Goodness I wish we knew this earlier! Honestly, we could could save ourselves SO much pain, heartache, anxiety and sleepless nights not agonizing over why we were “rejected.” How many times in your life have you been rejected only to wallow in self pity, go into a tailspin of depression and sulk into the comfort of your toxic coping mechanism? Yep…OVER HERE!!!! 🙋♀️ DING! DING! DING! It’s devastating to say the least to feel any sort of rejection and when we are unaware that many times, we get those rejections as a way to protect us from ‘something’ we may be completely oblivious to in the moment, it makes no sense and we are upset and hurt.
However, it is time to reveal the big truth of the Universe that rejection IS protection AND redirection.
What gets in the way many times is our egos, our wounds, our goals and dreams. We believe we know what’s best for us. We are truly the ones who know what we want. And let’s get real here, we know what we want, when we want it and how we want it. Period. And when these things we want fall apart, never come to fruition or sadly break our hearts we get totally blindsided and fall to pieces or become angry why we were rejected. It makes sense and I’m not denying that it hurts in any way but what I can say is that when I have not got the message from this rejection, it caused me further upset, hurt and anger and far, far more stress to continue pursuing it rather than just surrendering and reassessing what is best, what I’m being called to do and where I’m being lead to go.
I will be the first to admit that I am stubborn. I want things my way and when they don’t go my way I try even harder. Ugh! It pains me to admit this to you but I’m on a quest for radical honesty here and this has been a downfall for me in my life. It’s almost like when you have those moments of desiring something but then once you can have it, or be with a person or achieve that goal or intention, something just feels…off! You may not be able to explain it but you just know, it ain’t for you. Well, I’ve been the dumb one who has boldly said I want something or someone at points in my life and because I made an ‘agreement’ with myself, I stuck to it. Even when my intuition was telling me to, “Run Like Hell!” No way! I’m sticking to this! I’ll show my intuition who’s boss. And holy hell I wish I listened the first time. And when I go crawling back to my intuition as it sits upon their throne, one leg draped over the side of the chair as they file their nails, an eyebrow raises to look at me as I sheepishly come to it asking for help. “Oh, so NOW you want me.” I smile in a pleading way shrugging my shoulders. “I’ve seriously fucked this up far worse than I ever expected. Why didn’t I listen in the first place?”

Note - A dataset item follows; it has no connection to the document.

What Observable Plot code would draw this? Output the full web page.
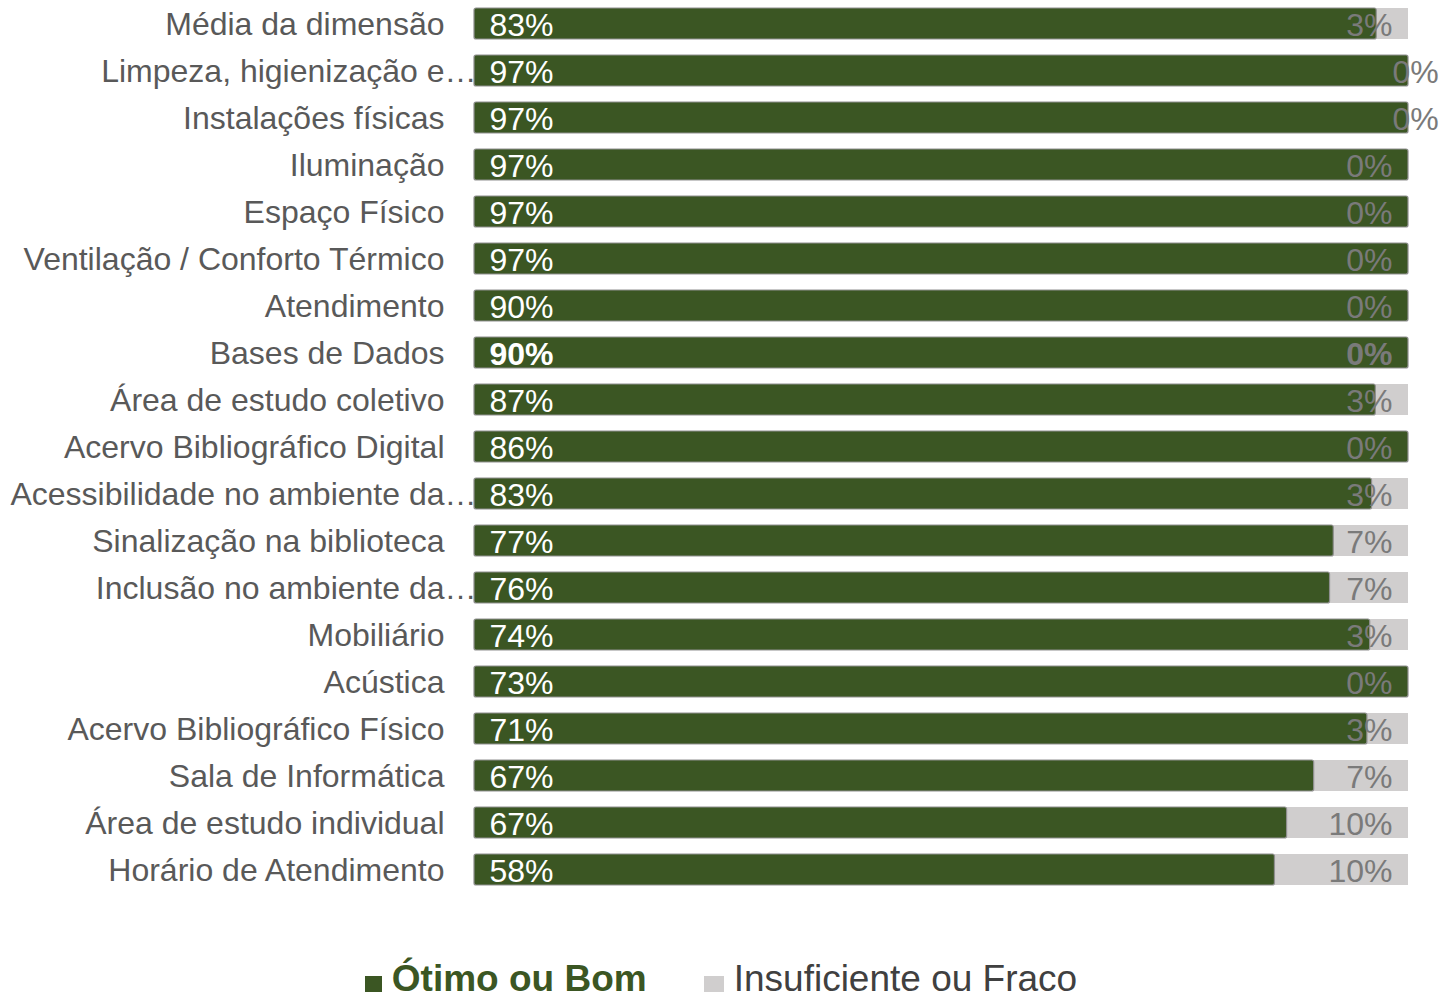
<!DOCTYPE html>
<html>
<head>
<meta charset="utf-8">
<script src="https://cdn.jsdelivr.net/npm/d3@7"></script>
<script src="https://cdn.jsdelivr.net/npm/@observablehq/plot@0.6"></script>
<style>
  html, body { margin: 0; padding: 0; background: #ffffff; }
  body { width: 1442px; height: 1000px; overflow: hidden; font-family: "Liberation Sans", Arial, sans-serif; }
  #legend { height: 90px; display: flex; justify-content: center; align-items: center; padding-top: 48px; box-sizing: border-box; }
  .item { display: flex; align-items: center; }
  .sw { width: 17px; height: 16px; margin-right: 10px; margin-top: 9px; }
  .lbl { font-size: 37px; line-height: 42px; }
</style>
</head>
<body>
<div id="chart"></div>
<div id="legend">
  <div class="item" style="margin-right:57px"><div class="sw" style="background:#3B5623"></div><span class="lbl" style="font-weight:bold;color:#3B5623">Ótimo ou Bom</span></div>
  <div class="item"><div class="sw" style="background:#D0CECE;width:20px"></div><span class="lbl" style="color:#404040">Insuficiente ou Fraco</span></div>
</div>
<script>
// Categories (top to bottom)
const categories = [
  "Média da dimensão",
  "Limpeza, higienização e…",
  "Instalações físicas",
  "Iluminação",
  "Espaço Físico",
  "Ventilação / Conforto Térmico",
  "Atendimento",
  "Bases de Dados",
  "Área de estudo coletivo",
  "Acervo Bibliográfico Digital",
  "Acessibilidade no ambiente da…",
  "Sinalização na biblioteca",
  "Inclusão no ambiente da…",
  "Mobiliário",
  "Acústica",
  "Acervo Bibliográfico Físico",
  "Sala de Informática",
  "Área de estudo individual",
  "Horário de Atendimento"
];
// Printed labels (%)
const otimoBom   = [83, 97, 97, 97, 97, 97, 90, 90, 87, 86, 83, 77, 76, 74, 73, 71, 67, 67, 58];
const insufFraco = [3, 0, 0, 0, 0, 0, 0, 0, 3, 0, 3, 7, 7, 3, 0, 3, 7, 10, 10];
// Bar lengths as drawn in the picture (% of full bar)
const greenShare = [96.6, 100, 100, 100, 100, 100, 100, 100, 96.5, 100, 96.1, 92.0, 91.6, 95.9, 100, 95.6, 89.9, 87.0, 85.7];
const grayShare  = [3.4, 0, 0, 0, 0, 0, 0, 0, 3.5, 0, 3.9, 8.0, 8.4, 4.1, 0, 4.4, 10.1, 13.0, 14.3];

const rows = categories.map((c, i) => ({
  cat: c, otimo: otimoBom[i], insuf: insufFraco[i], g: greenShare[i], gr: grayShare[i]
}));

const GREEN = "#3B5623", GRAY = "#D0CECE";
const FS = 32;
const font = "'Liberation Sans', Arial, sans-serif";
const bold = d => d.cat === "Bases de Dados";
const outside = d => d.cat === "Limpeza, higienização e…" || d.cat === "Instalações físicas";
const ellip = d => d.cat.endsWith("…");

const chart = Plot.plot({
  width: 1442,
  height: 910,
  marginLeft: 474,
  marginRight: 34,
  marginTop: 6.5,
  marginBottom: 23.5,
  x: { domain: [0, 100], axis: null },
  y: { domain: categories, axis: null, paddingInner: 0.34, paddingOuter: 0 },
  style: { fontFamily: font, background: "white" },
  marks: [
    Plot.barX(rows, { y: "cat", x1: d => d.g, x2: d => d.g + d.gr, fill: GRAY }),
    Plot.barX(rows, { y: "cat", x1: 0, x2: "g", fill: GREEN, stroke: "#8f8f8f", strokeWidth: 1.2, rx: 2 }),
    // category labels
    Plot.text(rows.filter(d => !ellip(d)), { y: "cat", text: "cat", frameAnchor: "left", textAnchor: "end", dx: -30, dy: 1, fontSize: FS, fill: "#595959" }),
    Plot.text(rows.filter(ellip), { y: "cat", text: "cat", frameAnchor: "left", textAnchor: "end", dx: 2, dy: 1, fontSize: FS, fill: "#595959" }),
    // green labels
    Plot.text(rows.filter(d => !bold(d)), { y: "cat", x: 0, text: d => d.otimo + "%", textAnchor: "start", dx: 15, dy: 2, fontSize: FS, fill: "white" }),
    Plot.text(rows.filter(bold), { y: "cat", x: 0, text: d => d.otimo + "%", textAnchor: "start", dx: 15, dy: 2, fontSize: FS, fill: "white", fontWeight: "bold" }),
    // gray labels
    Plot.text(rows.filter(d => !bold(d) && !outside(d)), { y: "cat", x: 100, text: d => d.insuf + "%", textAnchor: "end", dx: -16, dy: 2, fontSize: FS, fill: "#7a7a7a" }),
    Plot.text(rows.filter(bold), { y: "cat", x: 100, text: d => d.insuf + "%", textAnchor: "end", dx: -16, dy: 2, fontSize: FS, fill: "#7a7a7a", fontWeight: "bold" }),
    Plot.text(rows.filter(outside), { y: "cat", x: 100, text: d => d.insuf + "%", textAnchor: "start", dx: -16, dy: 2, fontSize: FS, fill: "#7a7a7a" })
  ]
});
document.getElementById("chart").appendChild(chart);
</script>
</body>
</html>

Because I didn’t know the real secret and my ego and pride got in the way. Not to mention those deep core wounds that lovingly still peer their head up showing me that it’s them running the show and not my higher self that’s wise and strong, is tapped into the blueprints of life and can easily guide me to do what’s the least harmful yet allow me to learn lessons and elevate. Yeah, those buggers took the wheel. It’s a process to recognize this and take note when you feel compelled to act of out fear rather than from alignment.
What we begin to see after sometime is the gift of it all. How rejection was protection and a guide to redirection. There’s only so long you can fight for something that wasn’t meant for you. You can try to hang on, cling and continue pushing but there will be a breaking point when it all falls apart and you must give in to the loss. Sometimes this could be failing a class, a house sale falling through, a break-up with someone you thought you’d be with forever or that job you didn’t get that you thought was “perfect” for you. There’s always a reason why these things happen and later on you tend to find out why. Usually it’s because something so much better was waiting for you. Not just better but far grander in the master plan of your life.
It was the process of trust and surrender that ultimately brings you to the understanding that what is meant for you will never pass you by.